Monday, Mar. 06, 2000

Waiting To Catch The Primary Wave

By STEVE LOPEZ

If they were actors, which isn't an entirely mind-bending stretch, you could say George W. Bush has come to California to audition for a role as a moderate and John McCain is here to prove he can be a convincing conservative. And if there is any doubt about what's at stake on March 7, McCain flack Dan Schnur can clear it up in one sentence: "The winner of the California primary is going to be the Republican nominee for President."

This reality had not yet dawned on what locals call the Southland last week. Trolling Orange and Riverside counties one day, I spotted only one piece of presidential paraphernalia--a Bush poster stapled to a telephone pole. At some point, one of these candidates is going to wise up and get involved in a car chase, which guarantees live coverage by every TV camera in L.A. and the rapt attention of the entire electorate.

During my sinking search for anyone acutely tuned in to the presidential primary, I put out an SOS to the district's Congressman, Ed Royce. "Ed, I'm on the streets of Fullerton and can't find anything but YES ON PROP. 22 signs." The only passion in California politics right now is wrapped up in a proposition that wants to make sure gays don't walk the aisle. "Go to the Brea Community Center," advised Royce, a Bush supporter. Republican women were gathering for their monthly meeting, he said, and they would definitely be plugged in.

Indeed. Some were even taking home campaign posters. But of the 70 women there, only a handful intended to vote for McCain. Upon hearing this, I committed a faux pas by suggesting McCain was in trouble if he couldn't draw more support in such a working-class Republican community. "Don't insult us," snapped Manon Crow, a Bush supporter. "Brea isn't working class." So much for the Bush spirit of reaching out to hoi polloi.

"Some of the ladies believed it was cast in stone," Judy Semless, a McCain supporter, said of the Bush nomination. She excused herself to find a woman she had converted to her side, but returned with a face as long as a tire iron. "Can you believe it? She says she's not voting for McCain now because Democrats are voting for him."

Privately, McCain insiders concede that Bush has already won strongly conservative communities such as Brea. They also admit that while McCain is a charmer in person, he's a bit of a stiff on television, and in an ad-campaign state like California, that's a problem.

But they still think they can whip Bush by taking San Francisco and San Diego as well as working-class areas like the Inland Empire of San Bernardino and Riverside counties, where you've got more Costco Republicans than country-club Republicans. "It gets back to the one thing I learned at the feet of Nixon," says McCain strategist Ken Kachigian. "It's not the prose, it's the poetry."

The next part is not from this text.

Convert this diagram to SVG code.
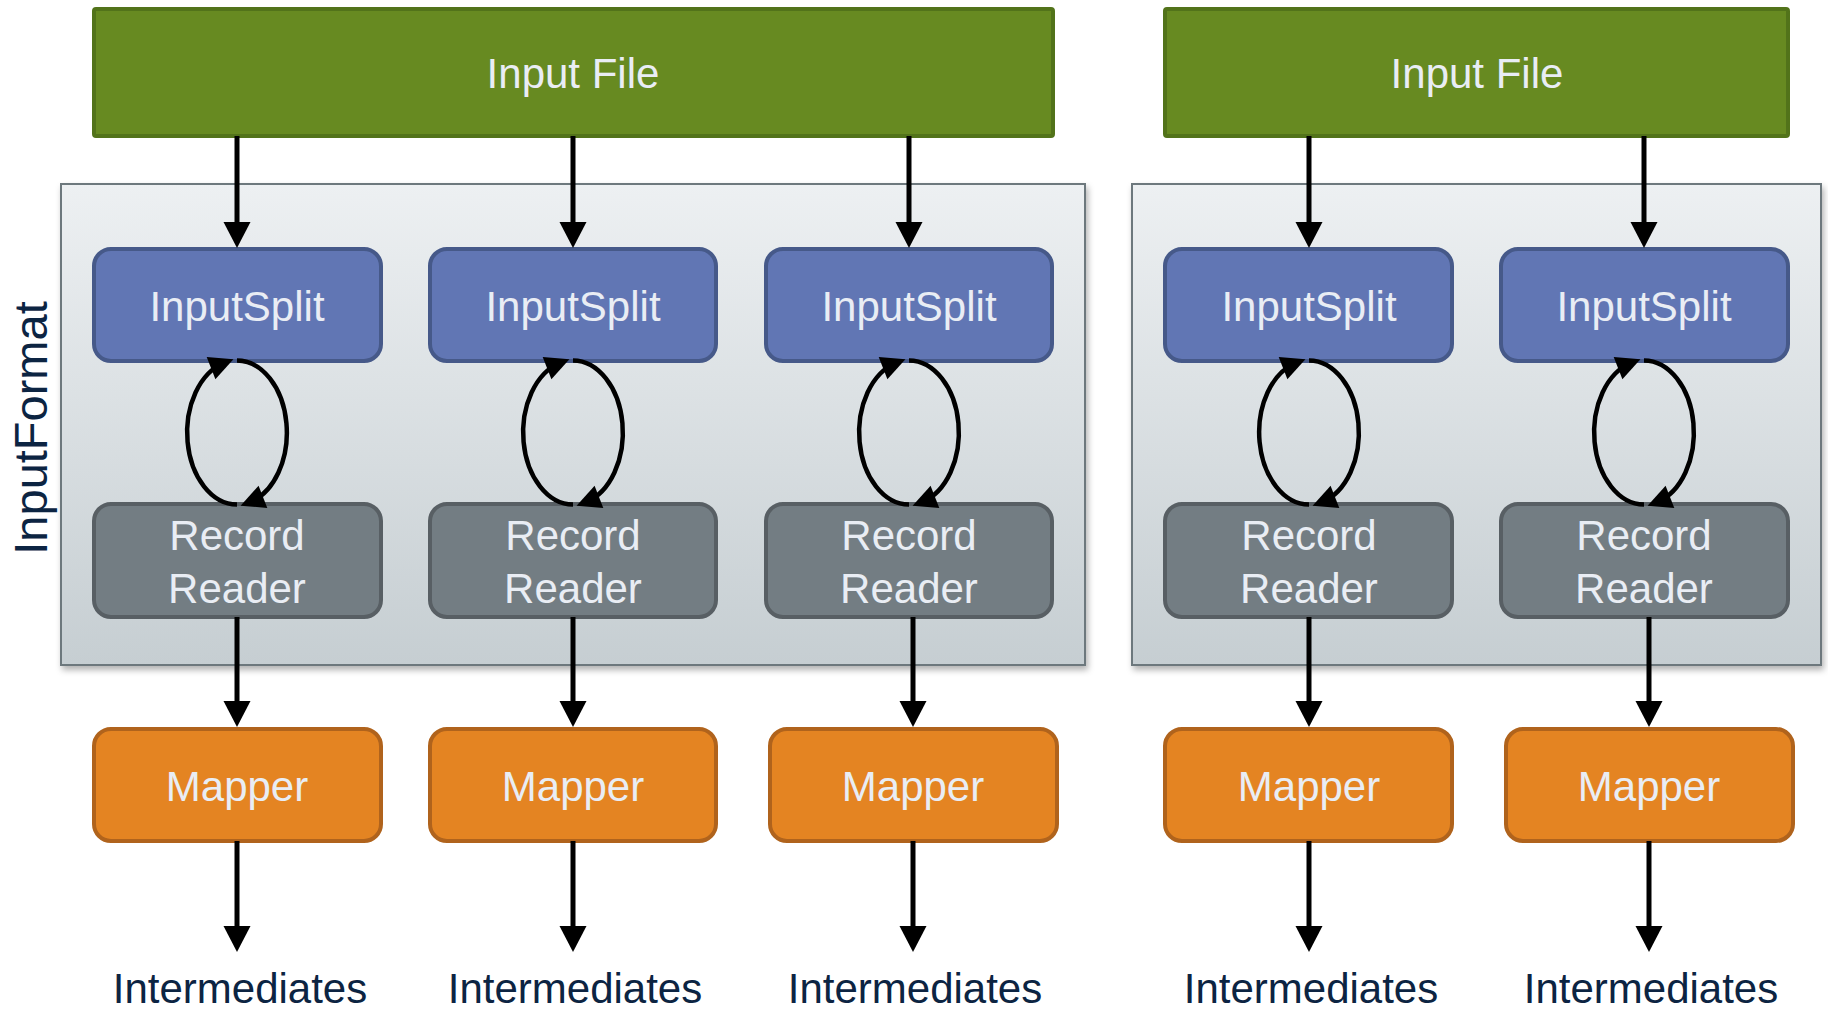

Meaning that you lay out a haiku of middle-class tax cuts, military glory, a promise to turn Animal House back into the White House and a guarantee to overthrow the government. Will it play? Yes, says Riverside assemblyman Rod Pacheco, a Republican, and he's a Bush supporter.

"We're very independent-minded out here, where we've got a majority of Republicans but elected a Democrat for Governor and U.S. Senator. That plays right to McCain," says Pacheco, whose wife Becky is nullifying his vote. She's for McCain.

By week's end there were signs the primary had begun to hit the radar screen. Bush was running an ad in Spanish, perhaps hoping the entire Latino community had missed his dance with the right-wing fringe in South Carolina. And the Senator was applying for conservative credentials with an ad in which he claims, "I'm a proud Reagan Republican."

Garry South, an Al Gore operative, was eating it up, predicting that while Bush would win the Republican delegates, McCain would draw enough independents and crossovers to finish ahead of Bush in the popular vote and take a symbolic victory. "If that happens, it is an unmitigated disaster for the Republicans because it exposes the Republican nominee as a paper tiger. In my most devious imagination, I couldn't have foreseen this."

Before getting too giddy, Garry, check the polls. If McCain beats long odds and wins the nomination, the paper tiger could be Al Gore.